In the summer of '06,. Dan and Ben began jamming with Dan's long-time friend and collaborator, guitarist Phil Salvagione. Dan and Phil had been working together for some time on a new brand of cerebral fuzz-rock, fusing the frenetic machine gun intensity of modern metal and the elaborate riffage of prog with the brooding groove of grunge and southern rock.

With Abelson's gritty, soulful voice and dark, thoughtful lyrics added to the stew, the Scribes began to weave sonic tapestries that explore the haunting and disturbing possibilities of existence, not without a bit of jest and self-mockery.

In 2008, Adam Castro was added on bass guitar, finally completing the quaternity of rock once and for all.

The Scribes hone their craft in the bowels of Brooklyn, on the banks of the Gowanus canal, preferring their bleak surroundings to the glittery fashion parade of the boulevards.

The resulting music evokes images of the electric fury of a great storm and the desolation that follows Salvagione’s virtuosic guitar work utilizes the full spectrum of his instrument, from the familiar density of low-end chords to oddly satisfying melodies .

Behind this, Dan Kurfirst’s drumming shapes the music with a pulse that constantly makes itself known, articulating a rhythmically dictated melodiousness.
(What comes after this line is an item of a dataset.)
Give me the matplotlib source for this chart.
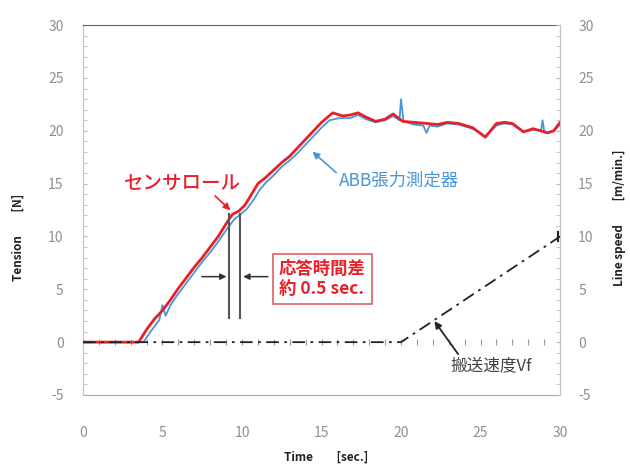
import numpy as np
import matplotlib
matplotlib.use('Agg')
import matplotlib.pyplot as plt
from matplotlib.ticker import MultipleLocator

plt.rcParams['font.family'] = ['Noto Sans CJK JP', 'DejaVu Sans']
plt.rcParams['axes.unicode_minus'] = False

# センサロール (red)
t_red = [0, 3.5, 4.0, 4.5, 5.0, 5.5, 6.0, 6.5, 7.0, 7.5, 8.0, 8.5, 9.0, 9.4, 9.8,
         10.2, 10.6, 11.0, 11.5, 12.0, 12.5, 13.0, 13.5, 14.0, 14.5, 15.0, 15.7,
         16.35, 16.8, 17.3, 17.8, 18.4, 19.0, 19.5, 20.1, 20.8, 21.6, 22.3, 22.9,
         23.6, 24.5, 25.3, 26.0, 26.5, 27.0, 27.7, 28.3, 28.8, 29.2, 29.6, 30.0]
v_red = [0, 0, 1.2, 2.2, 3.0, 4.0, 5.1, 6.1, 7.1, 8.0, 9.0, 10.0, 11.2, 12.1, 12.4,
         13.0, 14.0, 15.0, 15.6, 16.3, 17.0, 17.6, 18.4, 19.2, 20.0, 20.8, 21.7,
         21.4, 21.5, 21.7, 21.3, 20.9, 21.1, 21.6, 20.9, 20.8, 20.7, 20.6, 20.8,
         20.7, 20.3, 19.4, 20.7, 20.8, 20.7, 19.9, 20.2, 20.0, 19.8, 20.0, 20.8]

# ABB張力測定器 (blue)
t_blue = [0, 3.8, 4.3, 4.8, 5.0, 5.2, 5.5, 6.0, 6.5, 7.0, 7.5, 8.0, 8.5, 9.0, 9.5,
          9.9, 10.3, 10.7, 11.1, 11.5, 12.0, 12.5, 13.0, 13.5, 14.0, 14.5, 15.0,
          15.5, 16.1, 16.8, 17.3, 17.8, 18.4, 19.0, 19.5, 19.9, 20.0, 20.15, 20.8,
          21.4, 21.6, 21.8, 22.3, 22.9, 23.6, 24.5, 25.3, 26.0, 26.5, 27.0, 27.7,
          28.3, 28.8, 28.9, 29.0, 29.2, 29.6, 30.0]
v_blue = [0, 0, 1.1, 2.1, 3.5, 2.5, 3.5, 4.6, 5.6, 6.6, 7.6, 8.5, 9.5, 10.6, 11.6,
          12.1, 12.6, 13.4, 14.4, 15.1, 15.8, 16.6, 17.2, 17.9, 18.7, 19.5, 20.3,
          21.0, 21.2, 21.2, 21.5, 21.1, 20.8, 21.0, 21.4, 21.0, 23.0, 20.9, 20.6,
          20.5, 19.8, 20.5, 20.4, 20.7, 20.6, 20.2, 19.5, 20.5, 20.7, 20.6, 19.9,
          20.1, 20.0, 21.0, 20.0, 19.8, 20.0, 20.6]

# 搬送速度Vf
t_speed = [0, 20, 30]
v_speed = [0, 0, 10]

ticks = list(range(-5, 31, 5))
xticks = list(range(0, 31, 5))

fig = plt.figure(figsize=(6.3, 4.66), dpi=100)
ax = fig.add_axes([0.1317, 0.1524, 0.7573, 0.7936])

red = '#e8202a'
blue = '#4a95d6'
gray_txt = '#8f8f8f'

ax.plot(t_blue, v_blue, color=blue, lw=1.3, zorder=3)
ax.plot(t_red, v_red, color=red, lw=2.0, zorder=4)

ax.set_xlim(0, 30)
ax.set_ylim(-5, 30)
ax.set_xticks(xticks)
ax.set_yticks(ticks)
ax.yaxis.set_minor_locator(MultipleLocator(1))
ax.tick_params(axis='y', which='both', direction='in', length=3, color='#bbbbbb',
               labelcolor=gray_txt, labelsize=10, pad=14)
ax.tick_params(axis='x', length=0, labelcolor=gray_txt, labelsize=10, pad=22)

ax.spines['top'].set_color('#666666')
ax.spines['left'].set_color('#c4c4c4')
ax.spines['right'].set_color('#c4c4c4')
ax.spines['bottom'].set_color('#aaaaaa')

# tick marks along y=0
sec = ax.secondary_xaxis(5 / 35)
sec.set_xticks(np.arange(0, 31, 1))
sec.tick_params(direction='inout', length=5, color='#999999', labelbottom=False,
                labeltop=False)
sec.spines['bottom'].set_visible(False)
sec.spines['top'].set_visible(False)

ax2 = ax.twinx()
ax2.set_ylim(-5, 30)
ax2.set_yticks(ticks)
ax2.yaxis.set_minor_locator(MultipleLocator(1))
ax2.tick_params(axis='y', which='both', direction='in', length=3, color='#bbbbbb',
                labelcolor=gray_txt, labelsize=10, pad=13)
ax2.spines['right'].set_color('#c4c4c4')
ax2.spines['top'].set_visible(False)
ax2.spines['left'].set_visible(False)
ax2.spines['bottom'].set_visible(False)
ax2.plot(t_speed, v_speed, color='#222222', lw=1.3, dashes=[7, 3, 1.5, 3], zorder=5)
ax2.plot([29.9, 29.9], [9.6, 10.4], color='#222222', lw=1.5)

# 応答時間差
ax.plot([9.2, 9.2], [2.3, 12.1], color='#555555', lw=1.5, zorder=5)
ax.plot([9.9, 9.9], [2.3, 12.1], color='#555555', lw=1.5, zorder=5)
ax.annotate('', xy=(9.2, 6.2), xytext=(7.3, 6.2),
            arrowprops=dict(arrowstyle='-|>', color='#333333', lw=1.1, mutation_scale=9))
ax.annotate('', xy=(9.9, 6.2), xytext=(11.8, 6.2),
            arrowprops=dict(arrowstyle='-|>', color='#333333', lw=1.1, mutation_scale=9))
ax.text(12.3, 6.0, '応答時間差\n約 0.5 sec.', color=red, fontsize=12.5, fontweight='bold',
        va='center', ha='left', linespacing=1.15,
        bbox=dict(boxstyle='square,pad=0.35', fc='white', ec='#e06060', lw=1.2))

ax.annotate('センサロール', xy=(9.4, 12.3), xytext=(2.6, 15.0), color=red,
            fontsize=14, fontweight='medium', va='center', ha='left',
            arrowprops=dict(arrowstyle='-|>', color=red, lw=1.2, mutation_scale=10,
                            shrinkA=0, relpos=(0.75, 0)))
ax.annotate('ABB張力測定器', xy=(14.3, 18.2), xytext=(16.1, 15.3), color=blue,
            fontsize=12.5, va='center', ha='left',
            arrowprops=dict(arrowstyle='-|>', color=blue, lw=1.2, mutation_scale=10,
                            shrinkA=0, relpos=(0, 0.8)))
ax.annotate('搬送速度Vf', xy=(22.0, 2.2), xytext=(23.1, -2.2), color='#444444',
            fontsize=12, va='center', ha='left',
            arrowprops=dict(arrowstyle='-|>', color='#222222', lw=1.3, mutation_scale=10,
                            shrinkA=0, relpos=(0.12, 1)))

fig.text(0.029, 0.491, 'Tension　　[N]', rotation=90, ha='center', va='center',
         fontsize=8.5, fontweight='bold', color='#222222')
fig.text(0.984, 0.532, 'Line speed　　[m/min.]', rotation=90, ha='center', va='center',
         fontsize=8.5, fontweight='bold', color='#222222')
fig.text(0.517, 0.02, 'Time　　[sec.]', ha='center', va='center',
         fontsize=8.5, fontweight='bold', color='#222222')

fig.savefig('out.png', dpi=100, facecolor='white')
Abelson’s vocals retain the edge of the band while guiding listeners through their journey. His voice assumes many characters that are expressed through the honesty of his imaginative, seeking lyrics, which affirm the harmony of darkness and light that rests at the core of the band’s vision.

Adam Castro fills out the sound with thunderous combustion, all the while maintaining a keen sense of funk and a strangely efficient balance between deep-pocket thumpage and serene melodies that live in the high register.

In the Spring of '08, the Scribes recorded their first full-length album, Zauberer, followed by a successful U.S. tour, which took them as far south as Tennessee and as west as Missouri. Scribes of Fire has arrived to record, amplify, and irreverently declaim the events of reality's unfolding and decomposition. “Heed the call... squander all!”